I'm having trouble understanding registers in x86 Assembly, I know that EAX is the full 32 bits, AX is the lower 16 bits, and then AH and AL the higher and lower 8 bits of AX, But I'm doing a question.
If AL=10 and AH=10 what is the value in AX?
My thinking on this is to convert 10 into binary (1010) and then take that as the higher and lower bits of AX (0000 1010 0000 1010) and then converting this to decimal (2570) am I anywhere close to the right answer here, or way off?
As suggested by Peter Cordes, I would imagine the data as hexadecimal values:
RR RR RR RR EE EE HH LL
| | || ||
| | || AL
| | AH |
| | |___|
| | AX |
| |_________|
| EAX |
|_____________________|
RAX
...where RAX is the 64-bit register which exists in x86-64.

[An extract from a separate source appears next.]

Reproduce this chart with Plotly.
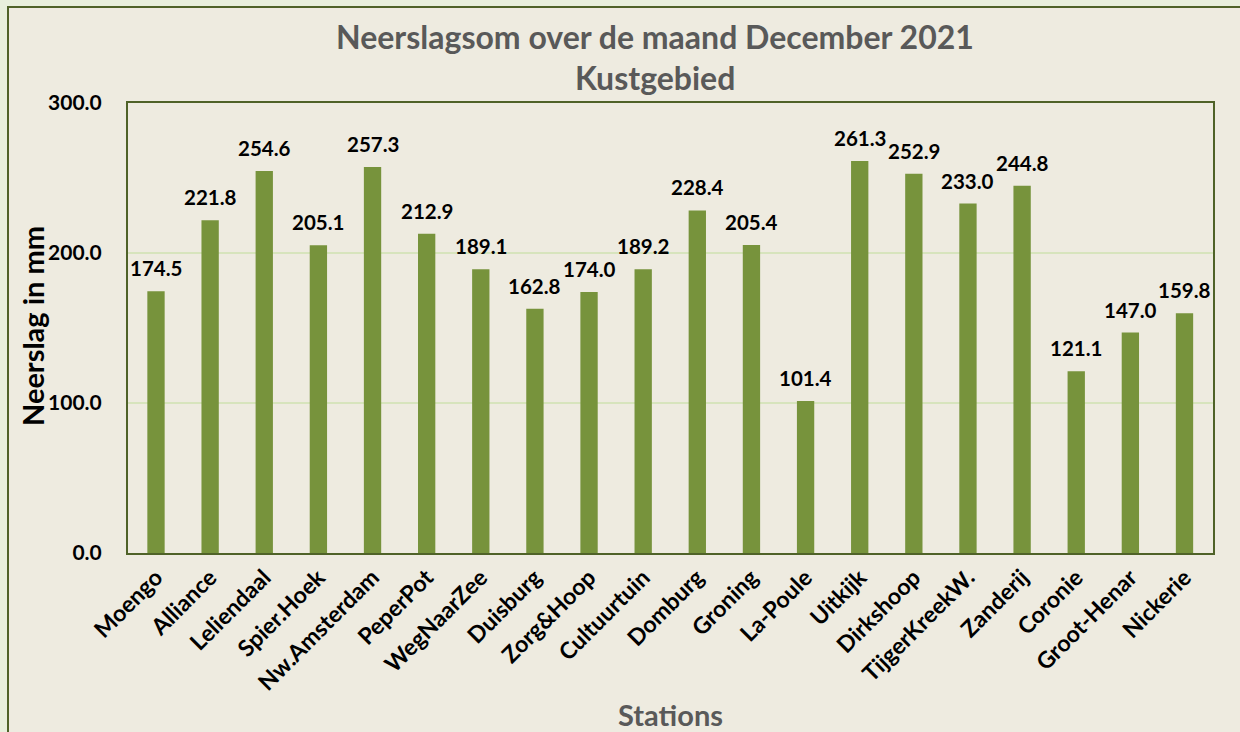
import plotly.graph_objects as go

stations = ["Moengo", "Alliance", "Leliendaal", "Spier.Hoek", "Nw.Amsterdam", "PeperPot",
            "WegNaarZee", "Duisburg", "Zorg&Hoop", "Cultuurtuin", "Domburg", "Groning",
            "La-Poule", "Uitkijk", "Dirkshoop", "TijgerKreekW.", "Zanderij", "Coronie",
            "Groot-Henar", "Nickerie"]
neerslag = [174.5, 221.8, 254.6, 205.1, 257.3, 212.9, 189.1, 162.8, 174.0, 189.2,
            228.4, 205.4, 101.4, 261.3, 252.9, 233.0, 244.8, 121.1, 147.0, 159.8]
y_ticks = [0, 100, 200, 300]

FONT = "Lato"
BAR = "#77933c"
DARK = "#4f6228"

# plot area in pixels: x 128..1213, y 103..553
L, R, T, B = 128, 27, 103, 179
W, H = 1240 - L - R, 732 - T - B

def px_x(p):
    return (p - L) / W

def px_y(p):
    return (732 - B - p) / H

fig = go.Figure(go.Bar(
    x=stations, y=neerslag, marker_color=BAR, marker_line_width=0,
))

for s, v in zip(stations, neerslag):
    fig.add_annotation(x=s, y=v, text=f"<b>{v:.1f}</b>", showarrow=False,
                       yanchor="bottom", yshift=9,
                       font=dict(family=FONT, size=20.5, color="black"))

# outer chart frame
fig.add_shape(type="rect", xref="paper", yref="paper", layer="below",
              x0=px_x(8), x1=px_x(1250), y0=px_y(745), y1=px_y(7),
              fillcolor="#eeebe0", line=dict(color=DARK, width=2))

fig.add_annotation(text="<b>Neerslagsom over de maand December 2021</b>", xref="paper", yref="paper",
                   x=px_x(655), y=px_y(37), showarrow=False, xanchor="center", yanchor="middle",
                   font=dict(family=FONT, size=32, color="#595959"))
fig.add_annotation(text="<b>Kustgebied</b>", xref="paper", yref="paper",
                   x=px_x(655), y=px_y(78), showarrow=False, xanchor="center", yanchor="middle",
                   font=dict(family=FONT, size=32, color="#595959"))
fig.add_annotation(text="<b>Stations</b>", xref="paper", yref="paper",
                   x=0.5, y=px_y(714), showarrow=False, xanchor="center", yanchor="middle",
                   font=dict(family=FONT, size=29, color="#595959"))
fig.add_annotation(text="<b>Neerslag in mm</b>", xref="paper", yref="paper",
                   x=px_x(32), y=px_y(326), showarrow=False, textangle=-90,
                   xanchor="center", yanchor="middle",
                   font=dict(family=FONT, size=29, color="black"))

fig.update_layout(
    width=1240, height=732,
    margin=dict(l=L, r=R, t=T, b=B, autoexpand=False),
    paper_bgcolor="#e8efdc",
    plot_bgcolor="white",
    bargap=0.68,
    showlegend=False,
    xaxis=dict(tickangle=-45, automargin=False,
               tickfont=dict(family=FONT, size=23, color="black", weight="bold"),
               showline=True, linecolor=DARK, linewidth=2, mirror=True, ticks=""),
    yaxis=dict(range=[0, 300], tickvals=y_ticks, tickformat=".1f", automargin=False,
               tickfont=dict(family=FONT, size=21, color="black", weight="bold"),
               ticklabelstandoff=20,
               showline=True, linecolor=DARK, linewidth=2, mirror=True,
               gridcolor="#d7e4bd", gridwidth=1.5, zeroline=False),
)

fig.write_html("out.html", config={"displayModeBar": False},
               post_script="document.body.style.margin='0';")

So if you had AH = 0x12 and AL = 0x34, like this:
00 00 00 00 00 00 12 34
| | || ||
| | || AL
| | AH |
| | |___|
| | AX |
| |_________|
| EAX |
|_____________________|
RAX
...then you had AX = 0x1234 and EAX = 0x00001234 etc.

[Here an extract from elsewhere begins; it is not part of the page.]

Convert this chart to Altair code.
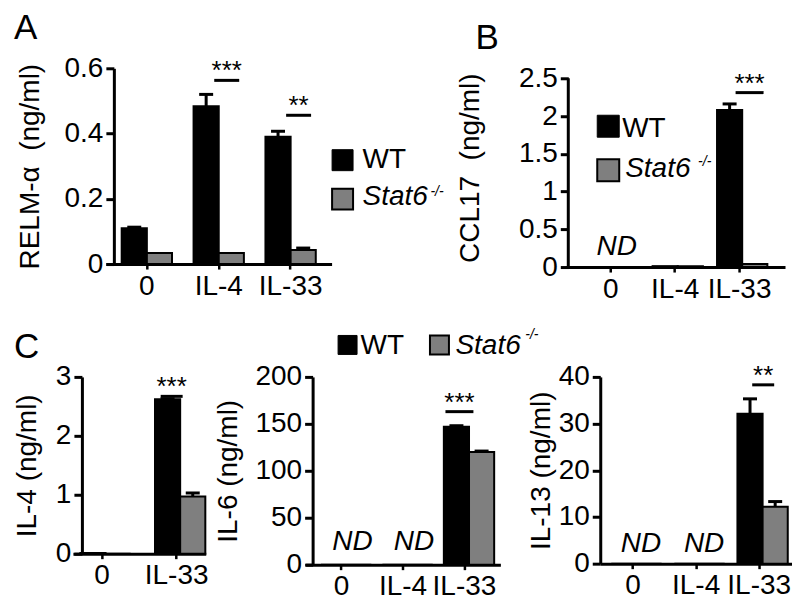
import altair as alt
import pandas as pd

FONT = "Liberation Sans"
BLACK = "#000000"
GRAY = "#7f7f7f"
GENOS = ["WT", "Stat6"]

# ---------------- Panel A : RELM-alpha ----------------
A_CATS = ["0", "IL-4", "IL-33"]
A_WT = [0.11, 0.484, 0.39]
A_WT_ERR = [0.113, 0.52, 0.407]
A_KO = [0.034, 0.034, 0.043]
A_KO_ERR = [0.034, 0.034, 0.049]
A_TICKS = [0, 0.2, 0.4, 0.6]
A_SIG_CATS = ["IL-4", "IL-33"]
A_SIG_TEXT = ["***", "**"]
A_SIG_Y = [0.563, 0.456]

# ---------------- Panel B : CCL17 ----------------
B_CATS = ["0", "IL-4", "IL-33"]
B_WT = [0.0, 0.012, 2.08]
B_WT_ERR = [0.0, 0.012, 2.16]
B_KO = [0.0, 0.012, 0.04]
B_KO_ERR = [0.0, 0.012, 0.04]
B_TICKS = [0, 0.5, 1, 1.5, 2, 2.5]
B_SIG_CATS = ["IL-33"]
B_SIG_TEXT = ["***"]
B_SIG_Y = [2.31]
B_ND_CATS = ["0"]
B_ND_Y = [0.16]

# ---------------- Panel C : IL-4 ----------------
C1_CATS = ["0", "IL-33"]
C1_WT = [0.01, 2.62]
C1_WT_ERR = [0.01, 2.63]
C1_KO = [0.0, 0.97]
C1_KO_ERR = [0.0, 1.03]
C1_TICKS = [0, 1, 2, 3]
C1_SIG_CATS = ["IL-33"]
C1_SIG_TEXT = ["***"]
C1_SIG_Y = [2.67]

# ---------------- Panel C : IL-6 ----------------
C2_CATS = ["0", "IL-4", "IL-33"]
C2_WT = [0, 0, 147]
C2_WT_ERR = [0, 0, 148]
C2_KO = [0, 0, 120]
C2_KO_ERR = [0, 0, 121]
C2_TICKS = [0, 50, 100, 150, 200]
C2_SIG_CATS = ["IL-33"]
C2_SIG_TEXT = ["***"]
C2_SIG_Y = [163]
C2_ND_CATS = ["0", "IL-4"]
C2_ND_Y = [16, 16]

# ---------------- Panel C : IL-13 ----------------
C3_CATS = ["0", "IL-4", "IL-33"]
C3_WT = [0, 0, 32.1]
C3_WT_ERR = [0, 0, 35.3]
C3_KO = [0, 0, 12.2]
C3_KO_ERR = [0, 0, 13.3]
C3_TICKS = [0, 10, 20, 30, 40]
C3_SIG_CATS = ["IL-33"]
C3_SIG_TEXT = ["**"]
C3_SIG_Y = [38.3]
C3_ND_CATS = ["0", "IL-4"]
C3_ND_Y = [2.6, 2.6]


def legend_layers(wsx, wsy, ksx, ksy, wtx, wty, ktx, kty, supx, supy, sq):
    one = alt.Chart(pd.DataFrame({"k": [0]}))
    return [
        one.mark_square(size=sq * sq, fill=BLACK, stroke=BLACK, strokeWidth=1, opacity=1)
        .encode(x=alt.value(wsx), y=alt.value(wsy)),
        one.mark_square(size=sq * sq, fill=GRAY, stroke=BLACK, strokeWidth=2, opacity=1)
        .encode(x=alt.value(ksx), y=alt.value(ksy)),
        one.mark_text(text="WT", align="left", baseline="alphabetic", font=FONT,
                      fontSize=28, color=BLACK)
        .encode(x=alt.value(wtx), y=alt.value(wty)),
        one.mark_text(text="Stat6", align="left", baseline="alphabetic", font=FONT,
                      fontSize=28, fontStyle="italic", color=BLACK)
        .encode(x=alt.value(ktx), y=alt.value(kty)),
        one.mark_text(text="-/-", align="left", baseline="alphabetic", font=FONT,
                      fontSize=14, fontStyle="italic", color=BLACK)
        .encode(x=alt.value(supx), y=alt.value(supy)),
    ]


def panel(cats, wt, wt_err, ko, ko_err, ymax, ticks, ytitle, w, h, pi, po, yoff, tpad,
          sig_cats, sig_text, sig_y, sig_dx, sig_w,
          nd_cats=None, nd_y=None, nd_dx=0, title=None, extra=None,
          manual_domain=None):
    n = len(cats)
    df = pd.DataFrame({
        "cat": cats + cats,
        "geno": ["WT"] * n + ["Stat6"] * n,
        "value": wt + ko,
        "err": wt_err + ko_err,
    })
    err_df = df[df["err"] > df["value"]]
    xs = alt.Scale(domain=cats, paddingInner=pi, paddingOuter=po)
    x = alt.X("cat:N", scale=xs, sort=cats, title=None,
              axis=alt.Axis(labelAngle=0, tickSize=5, tickWidth=2.5, domainWidth=3,
                            labelPadding=3))
    ys = alt.Scale(domain=[0, ymax], nice=False, zero=True)
    yax = alt.Axis(values=ticks, format="~r", title=ytitle, offset=yoff,
                   tickSize=8, tickWidth=3, domainWidth=3, labelPadding=3,
                   titlePadding=tpad, domain=manual_domain is None)
    xo = alt.XOffset("geno:N", sort=GENOS,
                     scale=alt.Scale(domain=GENOS, paddingInner=0, paddingOuter=0))

    bars = alt.Chart(df).mark_bar(stroke=BLACK, strokeWidth=2).encode(
        x=x, xOffset=xo,
        y=alt.Y("value:Q", scale=ys, axis=yax),
        color=alt.Color("geno:N", scale=alt.Scale(domain=GENOS, range=[BLACK, GRAY]),
                        legend=None),
    )
    stem = alt.Chart(err_df).mark_rule(color=BLACK, strokeWidth=3).encode(
        x=x, xOffset=xo, y=alt.Y("value:Q", scale=ys, axis=yax), y2="err:Q")
    cap = alt.Chart(err_df).mark_tick(color=BLACK, thickness=3, size=14, opacity=1).encode(
        x=x, xOffset=xo, y=alt.Y("err:Q", scale=ys, axis=yax))

    sig_df = pd.DataFrame({"cat": sig_cats, "label": sig_text, "y": sig_y})
    sig_line = alt.Chart(sig_df).mark_tick(color=BLACK, thickness=3, size=sig_w,
                                           xOffset=sig_dx, opacity=1).encode(
        x=x, y=alt.Y("y:Q", scale=ys, axis=yax))
    sig_lab = alt.Chart(sig_df).mark_text(font=FONT, fontSize=26, baseline="alphabetic",
                                          dy=-1, xOffset=sig_dx, color=BLACK).encode(
        x=x, y=alt.Y("y:Q", scale=ys, axis=yax), text="label:N")

    layers = [bars, stem, cap, sig_line, sig_lab]
    if nd_cats:
        nd_df = pd.DataFrame({"cat": nd_cats, "y": nd_y})
        layers.append(
            alt.Chart(nd_df).mark_text(text="ND", font=FONT, fontSize=28, fontStyle="italic",
                                       baseline="alphabetic", dx=nd_dx, color=BLACK)
            .encode(x=x, y=alt.Y("y:Q", scale=ys, axis=yax)))
    if manual_domain is not None:
        dom = alt.Chart(pd.DataFrame({"lo": [0], "hi": [manual_domain]}))
        layers.append(dom.mark_rule(color=BLACK, strokeWidth=3).encode(
            x=alt.value(-yoff), y=alt.Y("lo:Q", scale=ys, axis=yax), y2="hi:Q"))
    if extra:
        layers.extend(extra)
    ch = alt.layer(*layers).properties(width=w, height=h)
    if title is not None:
        ch = ch.properties(title=title)
    return ch


def letter(t, dx, dy):
    return alt.TitleParams(t, anchor="start", frame="group", font=FONT, fontSize=35,
                           fontWeight="normal", color=BLACK, dx=dx, dy=dy, offset=0)


A = panel(A_CATS, A_WT, A_WT_ERR, A_KO, A_KO_ERR, 0.6, A_TICKS,
          "RELM-\u03b1\u00a0 (ng/ml)", 226, 196, 0.3, 0.22, -8, 20,
          A_SIG_CATS, A_SIG_TEXT, A_SIG_Y, 8, 25,
          title=letter("A", -92, -8),
          extra=legend_layers(237, 92, 237, 131, 257, 100, 257, 137, 325, 128, 21))

B = panel(B_CATS, B_WT, B_WT_ERR, B_KO, B_KO_ERR, 2.632, B_TICKS,
          "CCL17\u00a0 (ng/ml)", 220, 199, 0.3, 0.355, -3, 34,
          B_SIG_CATS, B_SIG_TEXT, B_SIG_Y, 10, 28,
          nd_cats=B_ND_CATS, nd_y=B_ND_Y, nd_dx=6,
          title=letter("B", -90, -8),
          extra=legend_layers(43, 58, 43, 102, 57, 69, 60, 109, 133, 98, 22),
          manual_domain=2.5)

C1 = panel(C1_CATS, C1_WT, C1_WT_ERR, C1_KO, C1_KO_ERR, 3, C1_TICKS,
           "IL-4 (ng/ml)", 133, 177, 0.42, 0.1, -9, 14,
           C1_SIG_CATS, C1_SIG_TEXT, C1_SIG_Y, -5, 22,
           title=letter("C", -59, 2))

C2 = panel(C2_CATS, C2_WT, C2_WT_ERR, C2_KO, C2_KO_ERR, 200, C2_TICKS,
           "IL-6 (ng/ml)", 195, 188, 0.33, 0.25, -7, 12,
           C2_SIG_CATS, C2_SIG_TEXT, C2_SIG_Y, -5, 28,
           nd_cats=C2_ND_CATS, nd_y=C2_ND_Y, nd_dx=11,
           extra=legend_layers(42, -32, 134, -32, 55, -23, 150, -23, 220, -38, 19))

C3 = panel(C3_CATS, C3_WT, C3_WT_ERR, C3_KO, C3_KO_ERR, 40, C3_TICKS,
           "IL-13 (ng/ml)", 192, 187, 0.31, 0.175, 0, 3,
           C3_SIG_CATS, C3_SIG_TEXT, C3_SIG_Y, 4, 22,
           nd_cats=C3_ND_CATS, nd_y=C3_ND_Y, nd_dx=8)


def spacer(w):
    return alt.Chart(pd.DataFrame({"k": [0]})).mark_point(opacity=0).encode(
        x=alt.value(0), y=alt.value(0)).properties(width=w, height=10)


top = alt.hconcat(spacer(32), A, spacer(232), B, spacing=1, bounds="flush")
bottom = alt.hconcat(C1, C2, C3, spacing=100, bounds="flush")

chart = alt.vconcat(top, bottom, spacing=25).properties(
    padding={"left": 5, "top": 3, "right": 0, "bottom": 0}
).configure_view(stroke=None).configure_axis(
    grid=False, domainColor=BLACK, tickColor=BLACK, labelColor=BLACK, titleColor=BLACK,
    labelFont=FONT, titleFont=FONT, labelFontSize=28, titleFontSize=28,
    titleFontWeight="normal",
).configure_concat(spacing=0)

chart.save("out.html", embed_options={"renderer": "svg", "actions": False})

Note that, as shown in this chart, AH is the only "weird" register here which is not aligned with the lower bits. The others (AL, AX, EAX, RAX for 64-bit) are just different sizes but all aligned on the right. (For example, the two bytes marked EE EE in the chart don't have a register name on their own.)
Writing AL, AH, or AX merge into the full RAX, leaving other bytes unmodified for historical reasons. (Prefer a movzx eax, byte [mem] or movzx eax, word [mem] load if you don't specifically want this merging: Why doesn't GCC use partial registers?)
Writing EAX zero-extends into RAX. (Why do x86-64 instructions on 32-bit registers zero the upper part of the full 64-bit register?)
AX=256*AH+AL=2560+10=2570. PS: when in doubt you can run some code in a debugger.